After an arduous previous day, we couldn’t bring ourselves to get up early to take the first ferry, so we decided to take the later trip from Miyajima back to Miyajimaguchi. We could at least sleep a bit longer. Even then, we nearly missed the ferry shortly before 8 a.m., because we were still so tired. Thankfully the staff at the Miyajima Hotel Makoto asked us if we wanted to go to the ferry terminal when we checked out and offered us a free ride in their van! So we did not have to walk and also just made it in time. It was really nice and rounded out our excellent impression of the hotel.
After the ferry ride, we walked to the nearby Miyajimaguchi Train Station and just took the next train to Hiroshima. It seemed like every train from there going eastward goes to Hiroshima, so it wasn’t a problem. We had seen the train connections online and knew that you can go with a Shinkansen to Shin-Osaka and change there for a JR Special Rapid Train to Kyoto. The train ride was fine and included in our JR Rail Pass, and it also took less than two hours from Hiroshima to Shin-Osaka and about 20 minutes from Shin-Osaka to Kyoto. We had a lot of waiting time at the stations though. We finally arrived at the huge and modern train station in Kyoto. I was still feeling groggy, and my blistered feet which developed into wounds were almost unbearable. Thanks to the ever-reliable plaster that I bought from Germany. It surely made my life a lot easier. We did not have to walk long until we got to our hotel, the APA Hotel Kyoto-Eki Horikawa-Dori. Guess what, we couldn’t check in yet even if we asked for early check-in a few times (in all hotels in Japan) before this journey. I’ve already resigned to my fate of not being able to shower before 16:00 p.m.

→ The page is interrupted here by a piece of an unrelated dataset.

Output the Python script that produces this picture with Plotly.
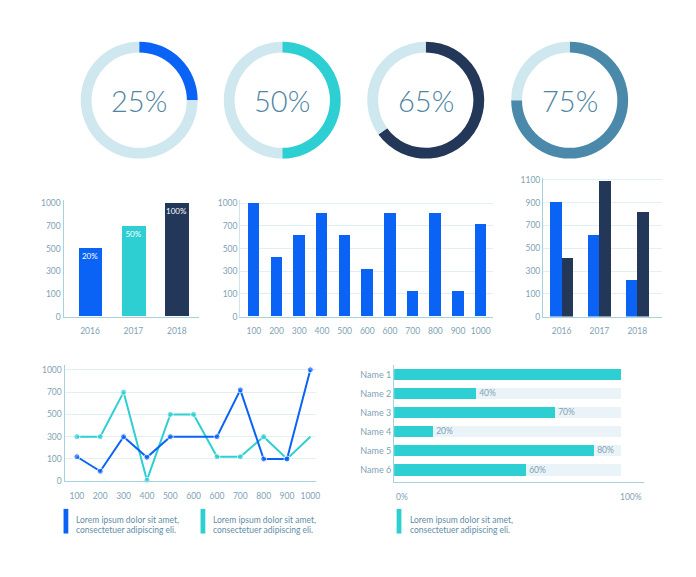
import numpy as np
import plotly.graph_objects as go

W, H = 696, 577

# ---------------- data ----------------
donut_pcts = [25, 50, 65, 75]
donut_labels = ["25%", "50%", "65%", "75%"]

bar1_years = ["2016", "2017", "2018"]
bar1_values = [500, 700, 1000]
bar1_text = ["20%", "50%", "100%"]
levels_a = [0, 100, 300, 500, 700, 1000]

bar2_labels = ["100", "200", "300", "400", "500", "600", "600", "700", "800", "900", "1000"]
bar2_values = [1015, 420, 620, 870, 620, 320, 870, 125, 870, 125, 725]

bar3_years = ["2016", "2017", "2018"]
bar3_blue = [910, 620, 225]
bar3_navy = [420, 1090, 820]
levels_b = [0, 100, 300, 500, 700, 900, 1100]

line_labels = ["100", "200", "300", "400", "500", "600", "600", "700", "800", "900", "1000"]
line_blue = [120, 45, 300, 115, 300, 300, 300, 730, 100, 100, 1000]
line_teal = [300, 300, 700, 5, 500, 500, 120, 120, 300, 100, 300]

hbar_names = ["Name 1", "Name 2", "Name 3", "Name 4", "Name 5", "Name 6"]
hbar_values = [100, 36, 71, 17, 88, 58]
hbar_text = ["", "40%", "70%", "20%", "80%", "60%"]
hbar_track = [100, 100, 100, 100, 100, 100]

legend_line1 = "Lorem ipsum dolor sit amet,"
legend_line2 = "consectetuer adipiscing eli."

# ---------------- style ----------------
BLUE = "#0b63f6"
TEAL = "#2dcfd3"
NAVY = "#233759"
STEEL = "#4a89a9"
TRACK = "#cfe7ee"
HTRACK = "#eaf3f7"
AXIS = "#a6d1de"
GRID = "#e2eff4"
TICK = "#7fa2b5"
TXT = "#5f8da6"
FONT = "Lato"
TFS = 8.5


def dx(a, b):
    return [a / W, b / W]


def dy(top, bottom):
    return [1 - bottom / H, 1 - top / H]


def lv(vals, levels):
    return list(np.interp(vals, levels, list(range(len(levels)))))


fig = go.Figure()

# ---------------- donuts ----------------
donut_colors = [BLUE, TEAL, NAVY, STEEL]
centers = [140.2, 284.3, 428.8, 573.8]
cy = 98.5
R = 59.3
for p, lab, c, cx in zip(donut_pcts, donut_labels, donut_colors, centers):
    fig.add_trace(go.Pie(
        values=[p, 100 - p], sort=False, direction="clockwise", rotation=0,
        hole=0.815, marker=dict(colors=[c, TRACK], line=dict(width=0)),
        textinfo="none", hoverinfo="skip", showlegend=False,
        domain=dict(x=dx(cx - R, cx + R), y=dy(cy - R, cy + R)),
    ))
    fig.add_annotation(text=lab, x=cx / W, y=1 - (cy + 0.5) / H, xref="paper", yref="paper",
                       showarrow=False, xanchor="center", yanchor="middle",
                       font=dict(family=FONT, size=29, color="#4e86a3", weight=300))

# ---------------- bar chart 1 ----------------
fig.add_trace(go.Bar(
    x=list(range(len(bar1_years))), y=lv(bar1_values, levels_a),
    marker=dict(color=[BLUE, TEAL, NAVY], line=dict(width=0)), width=0.55,
    text=bar1_text, textposition="inside", insidetextanchor="end", textangle=0,
    textfont=dict(family=FONT, size=8, color="white"),
    xaxis="x", yaxis="y", showlegend=False, hoverinfo="skip",
))

# ---------------- bar chart 2 ----------------
fig.add_trace(go.Bar(
    x=list(range(len(bar2_labels))), y=lv(bar2_values, levels_a),
    marker=dict(color=BLUE, line=dict(width=0)), width=0.51,
    xaxis="x2", yaxis="y2", showlegend=False, hoverinfo="skip",
))

# ---------------- bar chart 3 ----------------
fig.add_trace(go.Bar(
    x=list(range(len(bar3_years))), y=lv(bar3_blue, levels_b),
    marker=dict(color=BLUE, line=dict(width=0)), width=0.305, offset=-0.305,
    xaxis="x3", yaxis="y3", showlegend=False, hoverinfo="skip",
))
fig.add_trace(go.Bar(
    x=list(range(len(bar3_years))), y=lv(bar3_navy, levels_b),
    marker=dict(color=NAVY, line=dict(width=0)), width=0.305, offset=0,
    xaxis="x3", yaxis="y3", showlegend=False, hoverinfo="skip",
))

# ---------------- line chart ----------------
teal_sizes = [6] * (len(line_teal) - 1) + [0]
blue_sizes = [6] * len(line_blue)
blue_sizes[5] = 0
fig.add_trace(go.Scatter(
    x=list(range(len(line_labels))), y=lv(line_teal, levels_a), mode="lines+markers",
    line=dict(color=TEAL, width=2), marker=dict(size=teal_sizes, color=TEAL),
    xaxis="x4", yaxis="y4", showlegend=False, hoverinfo="skip", cliponaxis=False,
))
fig.add_trace(go.Scatter(
    x=list(range(len(line_labels))), y=lv(line_blue, levels_a), mode="lines+markers",
    line=dict(color=BLUE, width=2), marker=dict(size=blue_sizes, color=BLUE),
    xaxis="x4", yaxis="y4", showlegend=False, hoverinfo="skip", cliponaxis=False,
))

# ---------------- horizontal bars ----------------
fig.add_trace(go.Bar(
    y=hbar_names, x=hbar_track, orientation="h",
    marker=dict(color=HTRACK, line=dict(width=0)), width=0.58,
    xaxis="x5", yaxis="y5", showlegend=False, hoverinfo="skip",
))
fig.add_trace(go.Bar(
    y=hbar_names, x=hbar_values, orientation="h",
    marker=dict(color=TEAL, line=dict(width=0)), width=0.58,
    text=hbar_text, textposition="outside", cliponaxis=False,
    textfont=dict(family=FONT, size=TFS, color=TICK),
    xaxis="x5", yaxis="y5", showlegend=False, hoverinfo="skip",
))

# ---------------- axes ----------------
tickfont = dict(family=FONT, size=TFS, color=TICK)


def xax(dom, rng, tickvals, ticktext, anchor):
    return dict(domain=dom, range=rng, tickvals=tickvals, ticktext=ticktext, anchor=anchor,
                showline=True, linecolor=AXIS, linewidth=1.3, showgrid=False, zeroline=False,
                ticks="", tickfont=tickfont, fixedrange=True, ticklabelstandoff=6)


def yax(dom, rng, levels, anchor, grid, linecolor=AXIS):
    return dict(domain=dom, range=rng, tickvals=list(range(len(levels))),
                ticktext=[str(v) for v in levels], anchor=anchor,
                showline=True, linecolor=linecolor, linewidth=1.2, showgrid=grid,
                gridcolor=GRID, gridwidth=1, zeroline=False, ticks="",
                tickfont=tickfont, fixedrange=True)


fig.update_layout(
    width=W, height=H, margin=dict(l=0, r=0, t=0, b=0),
    paper_bgcolor="white", plot_bgcolor="white",
    barmode="overlay", bargap=0,
    uniformtext=dict(minsize=8, mode="show"),
    font=dict(family=FONT, color=TICK),
    xaxis=xax(dx(64, 200), [-0.61, 2.5], [0, 1, 2], bar1_years, "y"),
    yaxis=yax(dy(200, 318), [0, 5.13], levels_a, "x", False),
    xaxis2=xax(dx(242, 497), [-0.6, 10.56], list(range(len(bar2_labels))), bar2_labels, "y2"),
    yaxis2=yax(dy(200, 318), [0, 5.13], levels_a, "x2", True, linecolor="#cfe4eb"),
    xaxis3=xax(dx(547, 667), [-0.49, 2.66], [0, 1, 2], bar3_years, "y3"),
    yaxis3=yax(dy(177, 318), [0, 6.1], levels_b, "x3", True),
    xaxis4=xax(dx(65, 318), [-0.53, 10.23], list(range(len(line_labels))), line_labels, "y4"),
    yaxis4=yax(dy(367, 485), [0, 5.22], levels_a, "x4", True),
    xaxis5=dict(domain=dx(397, 649), range=[0, 110], anchor="y5", showline=True,
                linecolor=AXIS, linewidth=1.3, showgrid=False, zeroline=False,
                showticklabels=False, ticks="", fixedrange=True),
    yaxis5=dict(domain=dy(367, 485.3), range=[5.61, -0.5], anchor="x5", type="category",
                showline=True, linecolor=AXIS, linewidth=1.2, showgrid=False, zeroline=False,
                ticks="", tickfont=dict(family=FONT, size=9, color=TICK), fixedrange=True),
)

# x tick labels for horizontal bar chart
fig.add_annotation(text="0%", x=0, y=1 - 501 / H, xref="x5 domain", yref="paper",
                   xanchor="left", yanchor="middle", showarrow=False, font=tickfont)
fig.add_annotation(text="100%", x=1, y=1 - 501 / H, xref="x5 domain", yref="paper",
                   xanchor="right", yanchor="middle", showarrow=False, font=tickfont)

# ---------------- legends ----------------
legend_items = [(64, BLUE), (202, TEAL), (399.5, TEAL)]
for x0, col in legend_items:
    fig.add_shape(type="rect", xref="paper", yref="paper",
                  x0=x0 / W, x1=(x0 + 4.8) / W, y0=1 - 538 / H, y1=1 - 513 / H,
                  fillcolor=col, line=dict(width=0))
    for txt, yy in ((legend_line1, 524.5), (legend_line2, 534)):
        fig.add_annotation(text=txt, x=(x0 + 11) / W, y=1 - yy / H,
                           xref="paper", yref="paper", xanchor="left", yanchor="middle",
                           align="left", showarrow=False,
                           font=dict(family=FONT, size=8.5, color=TXT))

fig.write_html("out.html")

We had booked a room for four nights and hoped it would be enough time for Kyoto. That turned out to be not enough. Kyoto was the former capital of imperial Japan. It definitely has so many attractions that you need much more time to explore. Our first priority was the Arashiyama Area. We walked back to the train station and first bought a 2-day-ticket for local transportation (bus and subway) at the shop just in front of the train station, which we would need the next day. We still had the 7-day-Rail Pass and used it to take a train to Saga Arashiyama Station, which took about 15 minutes. From the station, we walked to the Togetsukyo Bridge and soon realised that it was quite busy. The bridge across the river was beautiful, and we were in the mood for the Monkey Park Iwatayama and therefore crossed the bridge and walked to the right, along the river, where you can already see the sign to the entrance.
We were hoping to see wild monkeys in Miyajima, the day before on Mount Misen, but there weren’t any in sight. So this time we were sure to see some, but first, we had to walk up a mountain, because the Monkey Park is pretty much on top of it. Actually, you have to go up some stairs, come to a shrine, where also the entrance is, then some more stairs leading up to the hiking trail onto the platform on top where most of the apes are because they are fed there. I was getting the flu and felt a bit weak, so I wasn’t that amused when I realised how much walking is involved. Still, the view was great, and we finally saw monkeys!
After we had walked back to the bridge, we made a short stop at the river, before going to another big attraction in Arashiyama, the Tenryuji Temple, a World Heritage Site. It is a beautiful temple with an exquisite garden. I just love Japanese gardens.
From the beautiful garden of the temple, we could continue to the attraction, we were most excited for, the Bamboo Grove. It was pretty spectacular with the huge bamboo trees all around us.
At the end of the Bamboo Grove was the way to Okochi Sanso Villa and to the right would have been the trail to a string of fascinating looking temples like the Gioji Temple, the Adashino Nenbutsuji Temple and more. Unfortunately, it was already late. Most temples close at 5 p.m., and the last entrance is often 30 minutes before. So we walked back through the Bamboo Grove and came along the Nonomiya Shrine and then continued to the Saga Arashiyama Train Station to return to Kyoto Station.
Inside the Kyoto Station is this huge shopping mall which is primarily connected to the train station, and found the supermarket in the basement, after we went through a floor above that seemed to be dedicated entirely to cakes and cookies that looked delicious and strange at the same time. My friend was happy to find dried salami, and I was delighted that behind the supermarket was some kind of a food court with a multitude of foods to choose from. There I bought some takeaway and then we walked to the APA Hotel Kyoto-Eki Horikawa-Dori, to finally check in.
Our room was quite lovely, and the Onsen on the top floor was even more beautiful, with an inside and an outside Onsen as well as a little dry sauna. After dinner and some rest, we relaxed there a bit before going to sleep.